In Afghanistan, IEDs (Improvised Explosive Device, a roadside, or suicide car bomb) now cause over 70 percent of NATO casualties. It has also been discovered that there was one big difference between the IEDs in Iraq and Afghanistan; the explosives used. In Iraq, there were thousands of tons of munitions and explosives scattered around the country after the 2003 invasion was over. This was the legacy of Saddam Hussein, and the billions he spent on weapons during his three decades in power. The Iraqi terrorists grabbed a lot of these munitions, and used them for a five year bombing campaign.
With no such abundance of leftover munitions, the Taliban had to fall back on a common local explosive; ammonium nitrate.

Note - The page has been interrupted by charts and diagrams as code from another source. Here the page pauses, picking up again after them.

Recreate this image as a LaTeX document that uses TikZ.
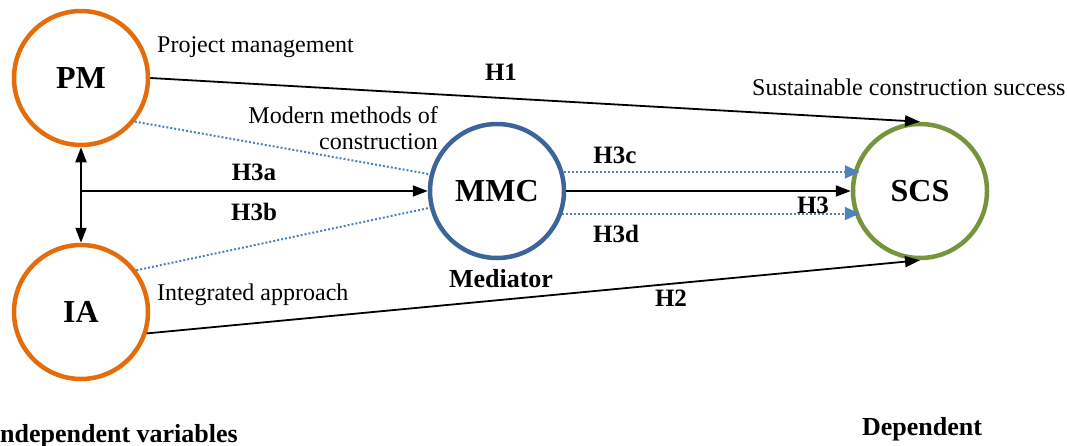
\documentclass[tikz,border=0pt]{standalone}
\usepackage{fontspec}
\setmainfont{Liberation Serif}
\usetikzlibrary{arrows.meta,calc}
\definecolor{ivorange}{RGB}{228,108,10}
\definecolor{medblue}{RGB}{60,100,152}
\definecolor{depgreen}{RGB}{119,147,60}
\definecolor{dotblue}{RGB}{79,129,189}
\tikzset{
  var/.style={circle,line width=4.5pt,minimum size=134pt,inner sep=0pt,
    font=\fontsize{32}{36}\selectfont\bfseries},
  path/.style={line width=1.8pt,-{Triangle[length=15pt,width=11pt]}},
  twoway/.style={line width=1.8pt,{Triangle[length=15pt,width=11pt]}-{Triangle[length=15pt,width=11pt]}},
  medpath/.style={dotblue,line width=2pt,dash pattern=on 2pt off 2pt},
  medarrow/.style={medpath,-{Triangle[length=15pt,width=13pt,fill=dotblue]}},
  hyp/.style={font=\fontsize{25}{28}\selectfont\bfseries,anchor=base,inner sep=0pt},
  desc/.style={font=\fontsize{24}{27}\selectfont,inner sep=0pt},
  role/.style={font=\fontsize{26}{29}\selectfont\bfseries,inner sep=0pt}
}
\begin{document}
\begin{tikzpicture}[x=1pt,y=-1pt]
\useasboundingbox (0,0) rectangle (1067,445);

% variables
\node[var,draw=ivorange] (PM) at (81,78) {PM};
\node[var,draw=ivorange] (IA) at (81,312) {IA};
\node[var,draw=medblue]  (MMC) at (497,191) {MMC};
\node[var,draw=depgreen] (SCS) at (920,191) {SCS};

% descriptions
\node[desc,anchor=base west] (dPM) at (157,52) {Project management};
\node[desc,anchor=base east] (dMMC1) at (438,123) {Modern methods of};
\node[desc,anchor=base east] (dMMC2) at (438,149) {construction};
\node[desc,anchor=base west] (dIA) at (157,300) {Integrated approach};
\node[desc,anchor=base west] (dSCS) at (752,95) {Sustainable construction success};

% roles
\node[role,anchor=base] (med) at (501,287) {Mediator};
\node[role,anchor=base east] (indep) at (238,442) {Independent variables};
\node[role,anchor=base] (dep) at (922,435) {Dependent};

% direct paths
\draw[path] (PM.east) -- (SCS.north);
\draw[path] (IA.-18) -- (SCS.south);
\draw[path] (MMC.east) -- (SCS.west);

% correlation between the independent variables and path to the mediator
\draw[twoway] (PM.south) -- (IA.north);
\coordinate (J) at (PM.south |- MMC.west);
\draw[path] (J) -- (MMC.west);

% mediated paths
\draw[medpath] (PM.-39) -- (MMC.166);
\draw[medpath] (IA.37) -- (MMC.194);
\draw[medarrow] (MMC.16) -- ([xshift=9pt]MMC.16 -| SCS.west);
\draw[medarrow] (MMC.-19) -- ([xshift=9pt]MMC.-19 -| SCS.west);

% hypotheses
\node[hyp] (h1) at (501,80) {H1};
\node[hyp] (h2) at (671,306) {H2};
\node[hyp] (h3) at (813,213) {H3};
\node[hyp] (h3a) at (254,180) {H3a};
\node[hyp] (h3b) at (254,220) {H3b};
\node[hyp] (h3c) at (615,163) {H3c};
\node[hyp] (h3d) at (616,242) {H3d};
\end{tikzpicture}
\end{document}
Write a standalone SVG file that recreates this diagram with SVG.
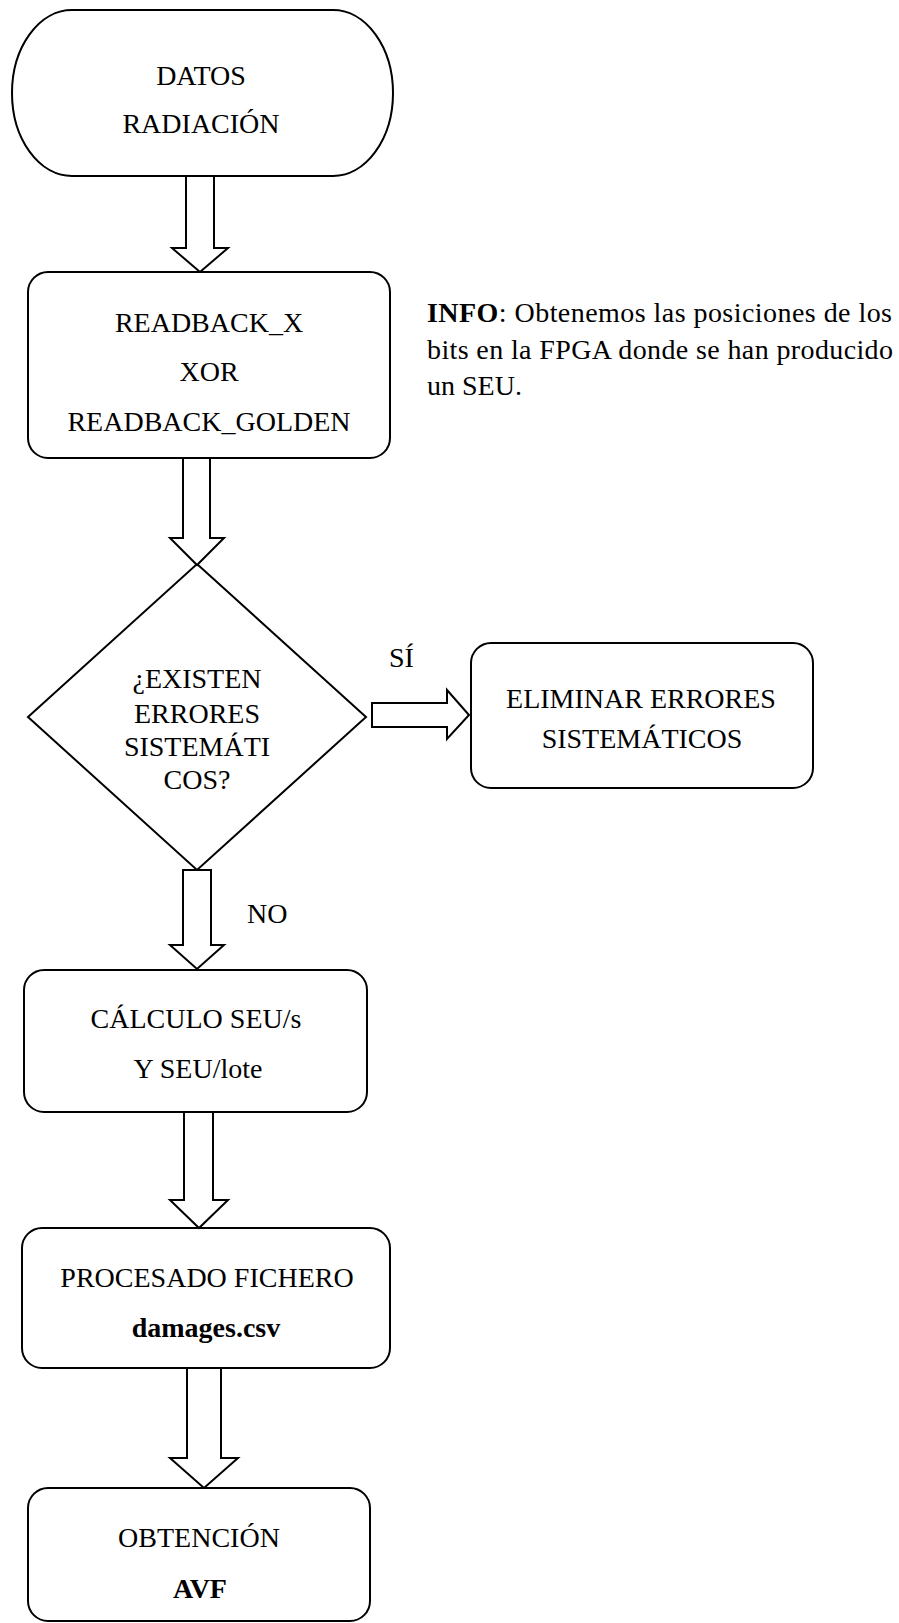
<svg xmlns="http://www.w3.org/2000/svg" width="899" height="1623" viewBox="0 0 899 1623">
<style>
.s{fill:#fff;stroke:#000;stroke-width:2;stroke-linejoin:miter}
text{font-family:"Liberation Serif","Times New Roman",serif;font-size:28px;fill:#000}
.b{font-weight:bold}
</style>
<rect width="899" height="1623" fill="#fff"/>
<g id="n1" text-anchor="middle" font-family="Liberation Serif, serif"><rect class="s" x="12" y="10" width="381" height="166" rx="60" ry="83"/>
<text x="201" y="85">DATOS</text><text x="201" y="133">RADIACIÓN</text></g>
<g id="n2" text-anchor="middle" font-family="Liberation Serif, serif"><rect class="s" x="28" y="272" width="362" height="186" rx="20"/>
<text x="209" y="332">READBACK_X</text><text x="209" y="381">XOR</text><text x="209" y="431">READBACK_GOLDEN</text></g>
<g id="info" font-family="Liberation Serif, serif"><text x="427" y="322" textLength="465" lengthAdjust="spacing"><tspan class="b">INFO</tspan>: Obtenemos las posiciones de los</text>
<text x="427" y="359" textLength="466" lengthAdjust="spacing">bits en la FPGA donde se han producido</text>
<text x="427" y="395">un SEU.</text></g>
<g id="n3" text-anchor="middle" font-family="Liberation Serif, serif"><polygon class="s" points="197,564 366,717 197,870 28,717"/>
<text x="197" y="688">¿EXISTEN</text><text x="197" y="723">ERRORES</text><text x="197" y="756">SISTEMÁTI</text><text x="197" y="789">COS?</text></g>
<g id="n4" text-anchor="middle" font-family="Liberation Serif, serif"><rect class="s" x="471" y="643" width="342" height="145" rx="20"/>
<text x="641" y="708">ELIMINAR ERRORES</text><text x="642" y="748">SISTEMÁTICOS</text></g>
<g id="n5" text-anchor="middle" font-family="Liberation Serif, serif"><rect class="s" x="24" y="970" width="343" height="142" rx="20"/>
<text x="196" y="1028">CÁLCULO SEU/s</text><text x="198" y="1078">Y SEU/lote</text></g>
<g id="n6" text-anchor="middle" font-family="Liberation Serif, serif"><rect class="s" x="22" y="1228" width="368" height="140" rx="20"/>
<text x="207" y="1287">PROCESADO FICHERO</text><text class="b" x="206" y="1337">damages.csv</text></g>
<g id="n7" text-anchor="middle" font-family="Liberation Serif, serif"><rect class="s" x="28" y="1488" width="342" height="133" rx="20"/>
<text x="199" y="1547">OBTENCIÓN</text><text class="b" x="200" y="1598">AVF</text></g>
<g id="connectors" font-family="Liberation Serif, serif">
<polygon class="s" points="186,176 214,176 214,248 228,248 200,272 172,248 186,248"/>
<polygon class="s" points="183,458 210,458 210,538 224,538 197,565 170,538 183,538"/>
<polygon class="s" points="183,870 211,870 211,945 224,945 197,969 170,945 183,945"/>
<polygon class="s" points="184,1112 213,1112 213,1200 228,1200 199,1228 170,1200 184,1200"/>
<polygon class="s" points="187,1368 221,1368 221,1458 238,1458 204,1488 170,1458 187,1458"/>
<polygon class="s" points="372,703 447,703 447,690 469,715 447,739 447,727 372,727"/>
<text x="389" y="667">SÍ</text>
<text x="247" y="923">NO</text>
</g>
</svg>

This is a powdered fertilizer that, when mixed with diesel or fuel oil, can be exploded with a detonator.
I long held that the relatively small insurgency in Iraq was powerful out of proportion to its numbers because it had money and weapons inside Iraq to finance the terror and attacks. We didn't really need to waste troops and resources guarding the border since few weaponry had to enter Iraq to fuel the insurgencies and terror.
Since the Taliban need this imported raw material to build IEDs, we have a reason to control the border as much as possible. Add this to imported gunmen and weapons and you have more reason not to abandon the border and pull back to the cities and villages to defend them.
On the bright side, our casualty rate (and civilian victims of the jihadis) should be much lower in Afghanistan than in Iraq at the height of the fighting.